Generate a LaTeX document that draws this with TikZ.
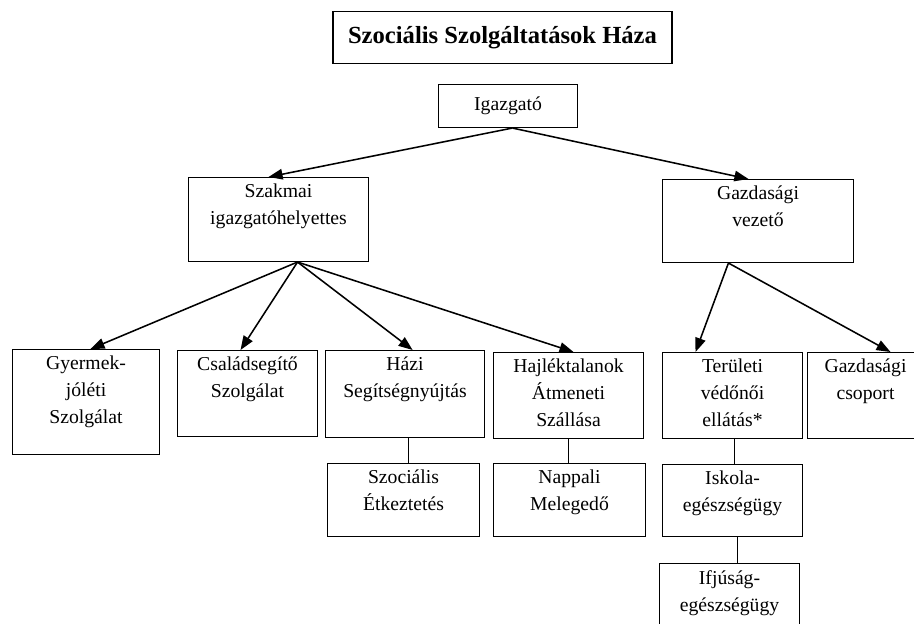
\documentclass[tikz,border=0pt]{standalone}
\usepackage{fontspec}
\setmainfont{Liberation Serif}
\usetikzlibrary{arrows.meta,positioning}

\begin{document}
\begin{tikzpicture}[
    box/.style={draw,line width=0.75pt,anchor=north west,inner sep=0pt},
    lbl/.style={align=center,inner sep=0pt,font=\fontsize{14}{19.2}\selectfont,execute at begin node=\strut},
    link/.style={line width=1.1pt,-{Triangle[length=10pt,width=7.5pt]}},
    tie/.style={line width=0.75pt}
  ]
  \clip (0,0) rectangle (22.85,-15.6);
  % Title
  \node[box,line width=0.9pt,anchor=center,minimum width=8.475cm,minimum height=1.3cm,font=\fontsize{17.5}{21}\selectfont\bfseries] (title) at (12.5625,-0.94) {Szociális Szolgáltatások Háza};

  % Management
  \node[box,minimum width=3.475cm,minimum height=1.075cm] (igazgato) at (10.95,-2.1) {};
  \node[box,minimum width=4.5cm,minimum height=2.1cm] (szakmai) at (4.7,-4.425) {};
  \node[box,minimum width=4.775cm,minimum height=2.075cm] (gazdvez) at (16.55,-4.475) {};

  % Units
  \node[box,minimum width=3.675cm,minimum height=2.625cm] (gyermek) at (0.3,-8.725) {};
  \node[box,minimum width=3.5cm,minimum height=2.15cm] (csalad) at (4.425,-8.75) {};
  \node[box,minimum width=3.975cm,minimum height=2.175cm] (hazi) at (8.125,-8.75) {};
  \node[box,minimum width=3.75cm,minimum height=2.15cm] (hajlek) at (12.325,-8.8) {};
  \node[box,minimum width=3.5cm,minimum height=2.15cm] (terulet) at (16.55,-8.8) {};
  \node[box,minimum width=2.9cm,minimum height=2.15cm] (gazdcsop) at (20.175,-8.8) {};
  \node[box,minimum width=3.8cm,minimum height=1.825cm] (szocet) at (8.175,-11.575) {};
  \node[box,minimum width=3.8cm,minimum height=1.825cm] (nappali) at (12.325,-11.575) {};
  \node[box,minimum width=3.5cm,minimum height=1.8cm] (iskola) at (16.55,-11.6) {};
  \node[box,minimum width=3.5cm,minimum height=2.0cm] (ifjusag) at (16.475,-14.075) {};

  % Texts
  \node[lbl,below=5pt of igazgato.north] (igazgato-t) {Igazgató};
  \node[lbl,below=5pt of szakmai.north] (szakmai-t) {Szakmai\\igazgatóhelyettes};
  \node[lbl,below=5pt of gazdvez.north] (gazdvez-t) {Gazdasági\\vezető};
  \node[lbl,below=5pt of gyermek.north] (gyermek-t) {Gyermek-\\jóléti\\Szolgálat};
  \node[lbl,below=5pt of csalad.north] (csalad-t) {Családsegítő\\Szolgálat};
  \node[lbl,below=5pt of hazi.north] (hazi-t) {Házi\\Segítségnyújtás};
  \node[lbl,below=5pt of hajlek.north] (hajlek-t) {Hajléktalanok\\Átmeneti\\Szállása};
  \node[lbl,below=5pt of terulet.north] (terulet-t) {Területi\\védőnői\\ellátás*};
  \node[lbl,below=5pt of gazdcsop.north] (gazdcsop-t) {Gazdasági\\csoport};
  \node[lbl,below=5pt of szocet.north] (szocet-t) {Szociális\\Étkeztetés};
  \node[lbl,below=5pt of nappali.north] (nappali-t) {Nappali\\Melegedő};
  \node[lbl,below=5pt of iskola.north] (iskola-t) {Iskola-\\egészségügy};
  \node[lbl,below=5pt of ifjusag.north] (ifjusag-t) {Ifjúság-\\egészségügy};

  % Arrows
  \draw[link] ([xshift=0.11cm]igazgato.south) -- ([xshift=-0.25cm]szakmai.north);
  \draw[link] ([xshift=0.11cm]igazgato.south) -- ([xshift=-0.24cm]gazdvez.north);
  \draw[link] ([xshift=0.475cm]szakmai.south) -- ([xshift=0.11cm]gyermek.north);
  \draw[link] ([xshift=0.475cm]szakmai.south) -- ([xshift=-0.175cm]csalad.north);
  \draw[link] ([xshift=0.475cm]szakmai.south) -- ([xshift=0.19cm]hazi.north);
  \draw[link] ([xshift=0.475cm]szakmai.south) -- ([xshift=0.125cm]hajlek.north);
  \draw[link] ([xshift=-0.74cm]gazdvez.south) -- ([xshift=-0.925cm]terulet.north);
  \draw[link] ([xshift=-0.74cm]gazdvez.south) -- ([xshift=0.625cm]gazdcsop.north);

  % Plain lines
  \draw[tie] ([xshift=0.09cm]hazi.south) -- ([xshift=0.09cm]hazi.south |- szocet.north);
  \draw[tie] (hajlek.south) -- (hajlek.south |- nappali.north);
  \draw[tie] ([xshift=0.05cm]terulet.south) -- ([xshift=0.05cm]terulet.south |- iskola.north);
  \draw[tie] ([xshift=0.125cm]iskola.south) -- ([xshift=0.125cm]iskola.south |- ifjusag.north);
\end{tikzpicture}
\end{document}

--

Required work
Set down again, exactly, the lines of the material above from its first line to the one with "width=4.775cm,minimum height=2.075cm] (gazdvez)", inclusive. Leave the pictures out.

Response
Generate a LaTeX document that draws this with TikZ.
\documentclass[tikz,border=0pt]{standalone}
\usepackage{fontspec}
\setmainfont{Liberation Serif}
\usetikzlibrary{arrows.meta,positioning}

\begin{document}
\begin{tikzpicture}[
    box/.style={draw,line width=0.75pt,anchor=north west,inner sep=0pt},
    lbl/.style={align=center,inner sep=0pt,font=\fontsize{14}{19.2}\selectfont,execute at begin node=\strut},
    link/.style={line width=1.1pt,-{Triangle[length=10pt,width=7.5pt]}},
    tie/.style={line width=0.75pt}
  ]
  \clip (0,0) rectangle (22.85,-15.6);
  % Title
  \node[box,line width=0.9pt,anchor=center,minimum width=8.475cm,minimum height=1.3cm,font=\fontsize{17.5}{21}\selectfont\bfseries] (title) at (12.5625,-0.94) {Szociális Szolgáltatások Háza};

  % Management
  \node[box,minimum width=3.475cm,minimum height=1.075cm] (igazgato) at (10.95,-2.1) {};
  \node[box,minimum width=4.5cm,minimum height=2.1cm] (szakmai) at (4.7,-4.425) {};
  \node[box,minimum width=4.775cm,minimum height=2.075cm] (gazdvez) at (16.55,-4.475) {};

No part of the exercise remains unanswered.